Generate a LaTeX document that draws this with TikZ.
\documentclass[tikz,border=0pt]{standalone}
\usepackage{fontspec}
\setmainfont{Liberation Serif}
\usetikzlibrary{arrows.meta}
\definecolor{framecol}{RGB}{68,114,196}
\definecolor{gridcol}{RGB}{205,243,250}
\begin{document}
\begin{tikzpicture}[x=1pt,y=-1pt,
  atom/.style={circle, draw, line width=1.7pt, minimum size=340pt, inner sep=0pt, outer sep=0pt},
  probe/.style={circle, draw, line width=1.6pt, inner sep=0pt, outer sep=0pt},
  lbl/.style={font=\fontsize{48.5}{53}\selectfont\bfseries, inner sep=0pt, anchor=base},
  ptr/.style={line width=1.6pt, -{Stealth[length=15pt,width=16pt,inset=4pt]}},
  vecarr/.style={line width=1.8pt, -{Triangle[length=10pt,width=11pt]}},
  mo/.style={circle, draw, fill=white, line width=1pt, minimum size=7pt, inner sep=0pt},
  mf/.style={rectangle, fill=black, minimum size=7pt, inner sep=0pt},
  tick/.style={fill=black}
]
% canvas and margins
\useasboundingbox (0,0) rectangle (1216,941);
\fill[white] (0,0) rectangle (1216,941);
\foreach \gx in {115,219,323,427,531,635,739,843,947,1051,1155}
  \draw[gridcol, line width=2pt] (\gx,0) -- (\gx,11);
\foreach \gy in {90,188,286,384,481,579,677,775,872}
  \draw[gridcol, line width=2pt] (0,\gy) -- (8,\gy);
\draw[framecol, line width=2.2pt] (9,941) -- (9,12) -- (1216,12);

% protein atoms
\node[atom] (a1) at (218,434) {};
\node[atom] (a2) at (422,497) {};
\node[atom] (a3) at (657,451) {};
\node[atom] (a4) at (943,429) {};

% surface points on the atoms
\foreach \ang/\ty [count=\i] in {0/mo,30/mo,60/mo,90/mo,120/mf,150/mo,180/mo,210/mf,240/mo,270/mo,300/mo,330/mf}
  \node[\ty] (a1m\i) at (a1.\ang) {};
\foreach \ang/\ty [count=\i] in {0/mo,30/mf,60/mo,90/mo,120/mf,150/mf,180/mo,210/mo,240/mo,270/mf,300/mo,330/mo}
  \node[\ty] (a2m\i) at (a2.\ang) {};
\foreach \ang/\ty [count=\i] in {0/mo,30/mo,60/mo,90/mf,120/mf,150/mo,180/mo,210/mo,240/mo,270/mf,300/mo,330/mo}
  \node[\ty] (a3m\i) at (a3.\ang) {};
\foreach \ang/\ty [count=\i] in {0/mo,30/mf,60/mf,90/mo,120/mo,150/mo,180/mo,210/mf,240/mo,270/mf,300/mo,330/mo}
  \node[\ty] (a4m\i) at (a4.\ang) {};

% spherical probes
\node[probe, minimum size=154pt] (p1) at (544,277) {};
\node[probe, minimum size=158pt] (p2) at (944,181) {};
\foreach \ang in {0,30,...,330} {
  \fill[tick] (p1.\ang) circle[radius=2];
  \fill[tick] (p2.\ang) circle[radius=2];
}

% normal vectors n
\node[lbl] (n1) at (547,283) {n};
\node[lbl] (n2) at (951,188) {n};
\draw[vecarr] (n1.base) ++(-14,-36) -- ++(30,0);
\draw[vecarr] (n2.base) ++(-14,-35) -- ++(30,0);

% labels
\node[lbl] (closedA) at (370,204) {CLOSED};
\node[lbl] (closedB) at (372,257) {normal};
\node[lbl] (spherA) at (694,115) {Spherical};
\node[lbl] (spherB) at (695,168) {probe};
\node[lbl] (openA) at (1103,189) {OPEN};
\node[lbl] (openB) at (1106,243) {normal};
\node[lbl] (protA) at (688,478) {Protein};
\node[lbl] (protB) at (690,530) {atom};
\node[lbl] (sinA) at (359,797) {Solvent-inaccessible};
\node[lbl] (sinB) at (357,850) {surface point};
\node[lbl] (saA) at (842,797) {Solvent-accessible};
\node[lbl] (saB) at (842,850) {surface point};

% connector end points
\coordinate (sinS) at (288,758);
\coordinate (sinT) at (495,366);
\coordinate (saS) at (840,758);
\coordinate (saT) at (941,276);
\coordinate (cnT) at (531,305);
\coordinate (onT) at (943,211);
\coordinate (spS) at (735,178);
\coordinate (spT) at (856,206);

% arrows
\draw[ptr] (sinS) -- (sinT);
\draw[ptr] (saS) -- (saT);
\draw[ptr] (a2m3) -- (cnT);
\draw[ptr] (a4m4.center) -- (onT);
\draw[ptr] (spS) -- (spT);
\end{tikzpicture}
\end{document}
━━━━
Exercise task => Every line of the material must be returned exactly as it appears.

Result =>
Generate a LaTeX document that draws this with TikZ.
\documentclass[tikz,border=0pt]{standalone}
\usepackage{fontspec}
\setmainfont{Liberation Serif}
\usetikzlibrary{arrows.meta}
\definecolor{framecol}{RGB}{68,114,196}
\definecolor{gridcol}{RGB}{205,243,250}
\begin{document}
\begin{tikzpicture}[x=1pt,y=-1pt,
  atom/.style={circle, draw, line width=1.7pt, minimum size=340pt, inner sep=0pt, outer sep=0pt},
  probe/.style={circle, draw, line width=1.6pt, inner sep=0pt, outer sep=0pt},
  lbl/.style={font=\fontsize{48.5}{53}\selectfont\bfseries, inner sep=0pt, anchor=base},
  ptr/.style={line width=1.6pt, -{Stealth[length=15pt,width=16pt,inset=4pt]}},
  vecarr/.style={line width=1.8pt, -{Triangle[length=10pt,width=11pt]}},
  mo/.style={circle, draw, fill=white, line width=1pt, minimum size=7pt, inner sep=0pt},
  mf/.style={rectangle, fill=black, minimum size=7pt, inner sep=0pt},
  tick/.style={fill=black}
]
% canvas and margins
\useasboundingbox (0,0) rectangle (1216,941);
\fill[white] (0,0) rectangle (1216,941);
\foreach \gx in {115,219,323,427,531,635,739,843,947,1051,1155}
  \draw[gridcol, line width=2pt] (\gx,0) -- (\gx,11);
\foreach \gy in {90,188,286,384,481,579,677,775,872}
  \draw[gridcol, line width=2pt] (0,\gy) -- (8,\gy);
\draw[framecol, line width=2.2pt] (9,941) -- (9,12) -- (1216,12);

% protein atoms
\node[atom] (a1) at (218,434) {};
\node[atom] (a2) at (422,497) {};
\node[atom] (a3) at (657,451) {};
\node[atom] (a4) at (943,429) {};

% surface points on the atoms
\foreach \ang/\ty [count=\i] in {0/mo,30/mo,60/mo,90/mo,120/mf,150/mo,180/mo,210/mf,240/mo,270/mo,300/mo,330/mf}
  \node[\ty] (a1m\i) at (a1.\ang) {};
\foreach \ang/\ty [count=\i] in {0/mo,30/mf,60/mo,90/mo,120/mf,150/mf,180/mo,210/mo,240/mo,270/mf,300/mo,330/mo}
  \node[\ty] (a2m\i) at (a2.\ang) {};
\foreach \ang/\ty [count=\i] in {0/mo,30/mo,60/mo,90/mf,120/mf,150/mo,180/mo,210/mo,240/mo,270/mf,300/mo,330/mo}
  \node[\ty] (a3m\i) at (a3.\ang) {};
\foreach \ang/\ty [count=\i] in {0/mo,30/mf,60/mf,90/mo,120/mo,150/mo,180/mo,210/mf,240/mo,270/mf,300/mo,330/mo}
  \node[\ty] (a4m\i) at (a4.\ang) {};

% spherical probes
\node[probe, minimum size=154pt] (p1) at (544,277) {};
\node[probe, minimum size=158pt] (p2) at (944,181) {};
\foreach \ang in {0,30,...,330} {
  \fill[tick] (p1.\ang) circle[radius=2];
  \fill[tick] (p2.\ang) circle[radius=2];
}

% normal vectors n
\node[lbl] (n1) at (547,283) {n};
\node[lbl] (n2) at (951,188) {n};
\draw[vecarr] (n1.base) ++(-14,-36) -- ++(30,0);
\draw[vecarr] (n2.base) ++(-14,-35) -- ++(30,0);

% labels
\node[lbl] (closedA) at (370,204) {CLOSED};
\node[lbl] (closedB) at (372,257) {normal};
\node[lbl] (spherA) at (694,115) {Spherical};
\node[lbl] (spherB) at (695,168) {probe};
\node[lbl] (openA) at (1103,189) {OPEN};
\node[lbl] (openB) at (1106,243) {normal};
\node[lbl] (protA) at (688,478) {Protein};
\node[lbl] (protB) at (690,530) {atom};
\node[lbl] (sinA) at (359,797) {Solvent-inaccessible};
\node[lbl] (sinB) at (357,850) {surface point};
\node[lbl] (saA) at (842,797) {Solvent-accessible};
\node[lbl] (saB) at (842,850) {surface point};

% connector end points
\coordinate (sinS) at (288,758);
\coordinate (sinT) at (495,366);
\coordinate (saS) at (840,758);
\coordinate (saT) at (941,276);
\coordinate (cnT) at (531,305);
\coordinate (onT) at (943,211);
\coordinate (spS) at (735,178);
\coordinate (spT) at (856,206);

% arrows
\draw[ptr] (sinS) -- (sinT);
\draw[ptr] (saS) -- (saT);
\draw[ptr] (a2m3) -- (cnT);
\draw[ptr] (a4m4.center) -- (onT);
\draw[ptr] (spS) -- (spT);
\end{tikzpicture}
\end{document}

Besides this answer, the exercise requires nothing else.